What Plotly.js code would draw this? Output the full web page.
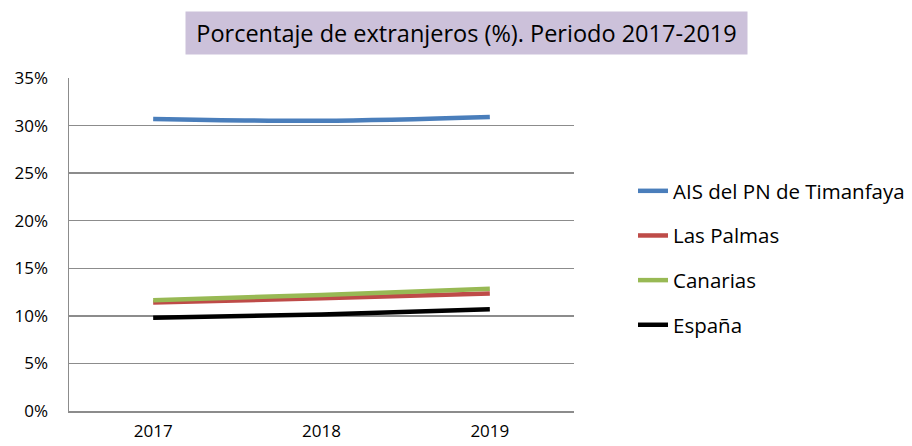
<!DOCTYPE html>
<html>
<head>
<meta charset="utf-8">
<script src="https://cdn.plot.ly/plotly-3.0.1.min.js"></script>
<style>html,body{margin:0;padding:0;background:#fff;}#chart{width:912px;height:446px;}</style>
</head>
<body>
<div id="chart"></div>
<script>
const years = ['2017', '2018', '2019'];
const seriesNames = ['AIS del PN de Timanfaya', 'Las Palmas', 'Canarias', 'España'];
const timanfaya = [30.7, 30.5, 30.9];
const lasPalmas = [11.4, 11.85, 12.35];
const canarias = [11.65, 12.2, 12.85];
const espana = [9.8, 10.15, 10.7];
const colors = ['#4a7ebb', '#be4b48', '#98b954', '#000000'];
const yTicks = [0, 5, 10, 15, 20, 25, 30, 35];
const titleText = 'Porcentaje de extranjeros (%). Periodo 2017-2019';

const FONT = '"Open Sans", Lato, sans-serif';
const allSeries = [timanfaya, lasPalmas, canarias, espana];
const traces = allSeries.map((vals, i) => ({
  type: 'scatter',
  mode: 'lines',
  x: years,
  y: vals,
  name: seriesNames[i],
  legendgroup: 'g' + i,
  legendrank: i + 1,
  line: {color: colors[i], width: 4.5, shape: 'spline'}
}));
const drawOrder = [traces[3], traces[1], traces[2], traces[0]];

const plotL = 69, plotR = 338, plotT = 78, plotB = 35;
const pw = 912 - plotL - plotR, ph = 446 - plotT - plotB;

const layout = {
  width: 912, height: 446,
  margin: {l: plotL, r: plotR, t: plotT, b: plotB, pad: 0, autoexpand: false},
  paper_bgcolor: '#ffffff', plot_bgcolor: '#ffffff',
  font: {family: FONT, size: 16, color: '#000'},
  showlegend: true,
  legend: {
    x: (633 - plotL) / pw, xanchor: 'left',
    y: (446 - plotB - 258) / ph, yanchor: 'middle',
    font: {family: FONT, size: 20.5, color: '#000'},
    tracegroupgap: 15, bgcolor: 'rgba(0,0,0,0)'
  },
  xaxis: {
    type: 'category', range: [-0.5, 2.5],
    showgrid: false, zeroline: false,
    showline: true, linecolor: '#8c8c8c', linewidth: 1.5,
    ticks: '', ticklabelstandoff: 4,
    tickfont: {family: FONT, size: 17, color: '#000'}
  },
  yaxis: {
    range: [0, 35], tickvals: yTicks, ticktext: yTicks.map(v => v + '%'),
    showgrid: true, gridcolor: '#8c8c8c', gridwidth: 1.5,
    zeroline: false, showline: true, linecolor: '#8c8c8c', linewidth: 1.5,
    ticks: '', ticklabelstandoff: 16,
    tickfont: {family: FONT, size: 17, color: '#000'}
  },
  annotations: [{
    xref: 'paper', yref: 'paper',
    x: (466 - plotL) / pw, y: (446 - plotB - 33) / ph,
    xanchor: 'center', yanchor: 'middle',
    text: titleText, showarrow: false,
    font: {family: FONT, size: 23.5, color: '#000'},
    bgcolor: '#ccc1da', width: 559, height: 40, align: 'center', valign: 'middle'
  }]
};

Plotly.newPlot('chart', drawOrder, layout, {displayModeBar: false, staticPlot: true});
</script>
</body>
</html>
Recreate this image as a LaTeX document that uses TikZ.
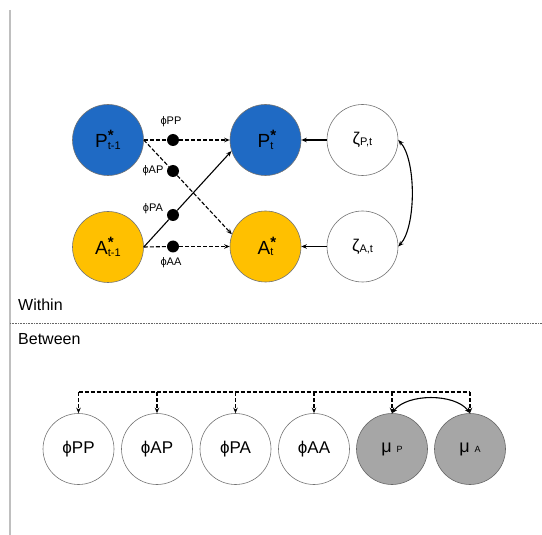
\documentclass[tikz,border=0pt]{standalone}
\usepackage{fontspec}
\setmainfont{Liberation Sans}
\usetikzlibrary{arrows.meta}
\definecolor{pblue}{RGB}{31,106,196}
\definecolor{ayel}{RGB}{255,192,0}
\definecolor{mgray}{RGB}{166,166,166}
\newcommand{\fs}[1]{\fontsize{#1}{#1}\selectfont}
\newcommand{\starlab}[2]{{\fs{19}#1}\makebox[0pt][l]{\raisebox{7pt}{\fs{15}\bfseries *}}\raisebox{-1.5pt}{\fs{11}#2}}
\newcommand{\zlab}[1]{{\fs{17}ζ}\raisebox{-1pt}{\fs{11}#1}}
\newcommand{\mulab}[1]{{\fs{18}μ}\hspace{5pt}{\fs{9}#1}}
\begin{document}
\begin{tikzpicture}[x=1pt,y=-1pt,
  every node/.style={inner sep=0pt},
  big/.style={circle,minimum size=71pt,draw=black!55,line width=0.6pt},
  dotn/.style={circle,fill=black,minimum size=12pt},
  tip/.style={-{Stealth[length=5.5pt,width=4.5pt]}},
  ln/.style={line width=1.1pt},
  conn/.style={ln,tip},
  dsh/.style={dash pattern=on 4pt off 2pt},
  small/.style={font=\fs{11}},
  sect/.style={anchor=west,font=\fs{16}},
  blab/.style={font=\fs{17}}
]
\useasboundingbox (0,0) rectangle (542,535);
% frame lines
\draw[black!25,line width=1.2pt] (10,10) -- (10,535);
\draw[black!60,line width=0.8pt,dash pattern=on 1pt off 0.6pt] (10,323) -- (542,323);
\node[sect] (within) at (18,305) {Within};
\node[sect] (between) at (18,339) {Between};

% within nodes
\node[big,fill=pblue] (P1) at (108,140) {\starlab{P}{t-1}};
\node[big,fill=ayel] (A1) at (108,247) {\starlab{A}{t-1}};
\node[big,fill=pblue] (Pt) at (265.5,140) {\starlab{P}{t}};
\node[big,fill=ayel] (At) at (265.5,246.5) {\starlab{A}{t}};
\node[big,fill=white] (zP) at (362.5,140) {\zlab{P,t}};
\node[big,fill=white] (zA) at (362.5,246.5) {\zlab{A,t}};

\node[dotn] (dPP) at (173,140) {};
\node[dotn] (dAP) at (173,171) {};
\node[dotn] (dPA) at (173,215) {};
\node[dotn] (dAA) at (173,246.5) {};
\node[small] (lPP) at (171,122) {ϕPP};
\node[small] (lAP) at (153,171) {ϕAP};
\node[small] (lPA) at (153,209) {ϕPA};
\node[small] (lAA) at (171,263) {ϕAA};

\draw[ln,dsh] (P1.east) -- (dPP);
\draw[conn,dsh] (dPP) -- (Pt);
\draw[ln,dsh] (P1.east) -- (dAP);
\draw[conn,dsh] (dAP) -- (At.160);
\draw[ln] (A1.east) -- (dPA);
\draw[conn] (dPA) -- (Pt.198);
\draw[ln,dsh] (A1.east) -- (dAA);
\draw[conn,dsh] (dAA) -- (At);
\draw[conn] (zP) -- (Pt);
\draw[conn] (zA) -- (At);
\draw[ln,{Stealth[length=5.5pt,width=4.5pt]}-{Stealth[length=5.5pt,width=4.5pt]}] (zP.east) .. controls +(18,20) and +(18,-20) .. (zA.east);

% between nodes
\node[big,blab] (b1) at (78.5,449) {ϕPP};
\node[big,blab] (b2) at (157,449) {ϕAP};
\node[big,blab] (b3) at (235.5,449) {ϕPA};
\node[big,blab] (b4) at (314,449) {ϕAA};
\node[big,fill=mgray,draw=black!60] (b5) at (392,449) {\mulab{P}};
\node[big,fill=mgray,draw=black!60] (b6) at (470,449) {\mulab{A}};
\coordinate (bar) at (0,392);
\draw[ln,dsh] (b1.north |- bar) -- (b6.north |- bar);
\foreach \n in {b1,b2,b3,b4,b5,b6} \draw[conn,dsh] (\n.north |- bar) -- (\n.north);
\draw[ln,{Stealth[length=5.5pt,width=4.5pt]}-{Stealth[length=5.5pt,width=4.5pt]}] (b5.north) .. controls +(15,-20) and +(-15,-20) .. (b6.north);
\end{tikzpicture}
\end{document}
━━━
Prompt: Each entry gets copied exactly; the pictures stay out.

Full solution:
What Plotly.js code would draw this? Output the full web page.
<!DOCTYPE html>
<html>
<head>
<meta charset="utf-8">
<script src="https://cdn.plot.ly/plotly-3.0.1.min.js"></script>
<style>html,body{margin:0;padding:0;background:#fff;}#chart{width:912px;height:446px;}</style>
</head>
<body>
<div id="chart"></div>
<script>
const years = ['2017', '2018', '2019'];
const seriesNames = ['AIS del PN de Timanfaya', 'Las Palmas', 'Canarias', 'España'];
const timanfaya = [30.7, 30.5, 30.9];
const lasPalmas = [11.4, 11.85, 12.35];
const canarias = [11.65, 12.2, 12.85];
const espana = [9.8, 10.15, 10.7];
const colors = ['#4a7ebb', '#be4b48', '#98b954', '#000000'];
const yTicks = [0, 5, 10, 15, 20, 25, 30, 35];
const titleText = 'Porcentaje de extranjeros (%). Periodo 2017-2019';

const FONT = '"Open Sans", Lato, sans-serif';
const allSeries = [timanfaya, lasPalmas, canarias, espana];
const traces = allSeries.map((vals, i) => ({
  type: 'scatter',
  mode: 'lines',
  x: years,
  y: vals,
  name: seriesNames[i],
  legendgroup: 'g' + i,
  legendrank: i + 1,
  line: {color: colors[i], width: 4.5, shape: 'spline'}
}));
const drawOrder = [traces[3], traces[1], traces[2], traces[0]];

const plotL = 69, plotR = 338, plotT = 78, plotB = 35;
const pw = 912 - plotL - plotR, ph = 446 - plotT - plotB;

const layout = {
  width: 912, height: 446,
  margin: {l: plotL, r: plotR, t: plotT, b: plotB, pad: 0, autoexpand: false},
  paper_bgcolor: '#ffffff', plot_bgcolor: '#ffffff',
  font: {family: FONT, size: 16, color: '#000'},
  showlegend: true,
  legend: {
    x: (633 - plotL) / pw, xanchor: 'left',
    y: (446 - plotB - 258) / ph, yanchor: 'middle',
    font: {family: FONT, size: 20.5, color: '#000'},
    tracegroupgap: 15, bgcolor: 'rgba(0,0,0,0)'
  },
  xaxis: {
    type: 'category', range: [-0.5, 2.5],
    showgrid: false, zeroline: false,
    showline: true, linecolor: '#8c8c8c', linewidth: 1.5,
    ticks: '', ticklabelstandoff: 4,
    tickfont: {family: FONT, size: 17, color: '#000'}
  },
  yaxis: {
    range: [0, 35], tickvals: yTicks, ticktext: yTicks.map(v => v + '%'),
    showgrid: true, gridcolor: '#8c8c8c', gridwidth: 1.5,
    zeroline: false, showline: true, linecolor: '#8c8c8c', linewidth: 1.5,
    ticks: '', ticklabelstandoff: 16,
    tickfont: {family: FONT, size: 17, color: '#000'}
  },
  annotations: [{
    xref: 'paper', yref: 'paper',
    x: (466 - plotL) / pw, y: (446 - plotB - 33) / ph,
    xanchor: 'center', yanchor: 'middle',
    text: titleText, showarrow: false,
    font: {family: FONT, size: 23.5, color: '#000'},
    bgcolor: '#ccc1da', width: 559, height: 40, align: 'center', valign: 'middle'
  }]
};

Plotly.newPlot('chart', drawOrder, layout, {displayModeBar: false, staticPlot: true});
</script>
</body>
</html>
Recreate this image as a LaTeX document that uses TikZ.
\documentclass[tikz,border=0pt]{standalone}
\usepackage{fontspec}
\setmainfont{Liberation Sans}
\usetikzlibrary{arrows.meta}
\definecolor{pblue}{RGB}{31,106,196}
\definecolor{ayel}{RGB}{255,192,0}
\definecolor{mgray}{RGB}{166,166,166}
\newcommand{\fs}[1]{\fontsize{#1}{#1}\selectfont}
\newcommand{\starlab}[2]{{\fs{19}#1}\makebox[0pt][l]{\raisebox{7pt}{\fs{15}\bfseries *}}\raisebox{-1.5pt}{\fs{11}#2}}
\newcommand{\zlab}[1]{{\fs{17}ζ}\raisebox{-1pt}{\fs{11}#1}}
\newcommand{\mulab}[1]{{\fs{18}μ}\hspace{5pt}{\fs{9}#1}}
\begin{document}
\begin{tikzpicture}[x=1pt,y=-1pt,
  every node/.style={inner sep=0pt},
  big/.style={circle,minimum size=71pt,draw=black!55,line width=0.6pt},
  dotn/.style={circle,fill=black,minimum size=12pt},
  tip/.style={-{Stealth[length=5.5pt,width=4.5pt]}},
  ln/.style={line width=1.1pt},
  conn/.style={ln,tip},
  dsh/.style={dash pattern=on 4pt off 2pt},
  small/.style={font=\fs{11}},
  sect/.style={anchor=west,font=\fs{16}},
  blab/.style={font=\fs{17}}
]
\useasboundingbox (0,0) rectangle (542,535);
% frame lines
\draw[black!25,line width=1.2pt] (10,10) -- (10,535);
\draw[black!60,line width=0.8pt,dash pattern=on 1pt off 0.6pt] (10,323) -- (542,323);
\node[sect] (within) at (18,305) {Within};
\node[sect] (between) at (18,339) {Between};

% within nodes
\node[big,fill=pblue] (P1) at (108,140) {\starlab{P}{t-1}};
\node[big,fill=ayel] (A1) at (108,247) {\starlab{A}{t-1}};
\node[big,fill=pblue] (Pt) at (265.5,140) {\starlab{P}{t}};
\node[big,fill=ayel] (At) at (265.5,246.5) {\starlab{A}{t}};
\node[big,fill=white] (zP) at (362.5,140) {\zlab{P,t}};
\node[big,fill=white] (zA) at (362.5,246.5) {\zlab{A,t}};

\node[dotn] (dPP) at (173,140) {};
\node[dotn] (dAP) at (173,171) {};
\node[dotn] (dPA) at (173,215) {};
\node[dotn] (dAA) at (173,246.5) {};
\node[small] (lPP) at (171,122) {ϕPP};
\node[small] (lAP) at (153,171) {ϕAP};
\node[small] (lPA) at (153,209) {ϕPA};
\node[small] (lAA) at (171,263) {ϕAA};

\draw[ln,dsh] (P1.east) -- (dPP);
\draw[conn,dsh] (dPP) -- (Pt);
\draw[ln,dsh] (P1.east) -- (dAP);
\draw[conn,dsh] (dAP) -- (At.160);
\draw[ln] (A1.east) -- (dPA);
\draw[conn] (dPA) -- (Pt.198);
\draw[ln,dsh] (A1.east) -- (dAA);
\draw[conn,dsh] (dAA) -- (At);
\draw[conn] (zP) -- (Pt);
\draw[conn] (zA) -- (At);
\draw[ln,{Stealth[length=5.5pt,width=4.5pt]}-{Stealth[length=5.5pt,width=4.5pt]}] (zP.east) .. controls +(18,20) and +(18,-20) .. (zA.east);

% between nodes
\node[big,blab] (b1) at (78.5,449) {ϕPP};
\node[big,blab] (b2) at (157,449) {ϕAP};
\node[big,blab] (b3) at (235.5,449) {ϕPA};
\node[big,blab] (b4) at (314,449) {ϕAA};
\node[big,fill=mgray,draw=black!60] (b5) at (392,449) {\mulab{P}};
\node[big,fill=mgray,draw=black!60] (b6) at (470,449) {\mulab{A}};
\coordinate (bar) at (0,392);
\draw[ln,dsh] (b1.north |- bar) -- (b6.north |- bar);
\foreach \n in {b1,b2,b3,b4,b5,b6} \draw[conn,dsh] (\n.north |- bar) -- (\n.north);
\draw[ln,{Stealth[length=5.5pt,width=4.5pt]}-{Stealth[length=5.5pt,width=4.5pt]}] (b5.north) .. controls +(15,-20) and +(-15,-20) .. (b6.north);
\end{tikzpicture}
\end{document}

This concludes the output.